**DESCRIPTION OF THE TASK:**
Copy each line below in which the word "this" occurs.

**Dataset items:**
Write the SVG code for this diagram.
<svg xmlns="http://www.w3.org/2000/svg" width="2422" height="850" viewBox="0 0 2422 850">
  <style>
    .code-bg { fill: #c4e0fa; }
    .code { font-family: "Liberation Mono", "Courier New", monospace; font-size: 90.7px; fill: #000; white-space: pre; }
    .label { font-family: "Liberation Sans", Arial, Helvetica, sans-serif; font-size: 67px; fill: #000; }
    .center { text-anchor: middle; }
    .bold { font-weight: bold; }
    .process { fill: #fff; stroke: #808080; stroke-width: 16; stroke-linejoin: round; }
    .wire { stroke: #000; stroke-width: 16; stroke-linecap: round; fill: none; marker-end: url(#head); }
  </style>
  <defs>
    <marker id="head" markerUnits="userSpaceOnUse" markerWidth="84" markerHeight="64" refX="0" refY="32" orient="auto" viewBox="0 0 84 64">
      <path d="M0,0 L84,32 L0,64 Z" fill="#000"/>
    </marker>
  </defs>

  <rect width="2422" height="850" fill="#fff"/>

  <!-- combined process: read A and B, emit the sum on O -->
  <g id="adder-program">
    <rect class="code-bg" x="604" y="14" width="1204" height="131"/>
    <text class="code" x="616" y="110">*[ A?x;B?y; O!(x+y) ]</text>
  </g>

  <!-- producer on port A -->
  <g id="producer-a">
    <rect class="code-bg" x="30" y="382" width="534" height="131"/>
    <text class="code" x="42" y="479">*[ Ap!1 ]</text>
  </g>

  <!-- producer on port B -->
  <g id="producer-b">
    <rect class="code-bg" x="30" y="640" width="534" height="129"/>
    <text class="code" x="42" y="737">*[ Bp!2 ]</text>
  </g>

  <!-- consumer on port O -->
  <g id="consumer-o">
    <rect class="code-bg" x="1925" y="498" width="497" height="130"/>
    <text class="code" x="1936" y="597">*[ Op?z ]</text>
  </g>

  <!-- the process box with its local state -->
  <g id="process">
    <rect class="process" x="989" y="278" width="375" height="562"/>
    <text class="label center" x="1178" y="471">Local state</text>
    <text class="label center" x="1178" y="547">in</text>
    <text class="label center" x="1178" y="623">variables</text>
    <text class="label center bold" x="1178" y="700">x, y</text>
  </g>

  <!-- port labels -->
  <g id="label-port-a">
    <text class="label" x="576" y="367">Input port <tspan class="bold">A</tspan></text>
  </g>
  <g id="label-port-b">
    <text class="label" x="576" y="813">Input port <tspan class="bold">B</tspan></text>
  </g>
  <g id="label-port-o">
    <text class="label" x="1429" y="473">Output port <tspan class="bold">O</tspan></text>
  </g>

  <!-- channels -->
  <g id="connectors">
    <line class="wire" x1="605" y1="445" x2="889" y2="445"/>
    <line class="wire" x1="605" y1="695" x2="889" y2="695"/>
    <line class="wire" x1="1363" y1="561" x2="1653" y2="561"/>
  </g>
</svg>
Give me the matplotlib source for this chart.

**TASK RESPONSE:**
Write the SVG code for this diagram.
Give me the matplotlib source for this chart.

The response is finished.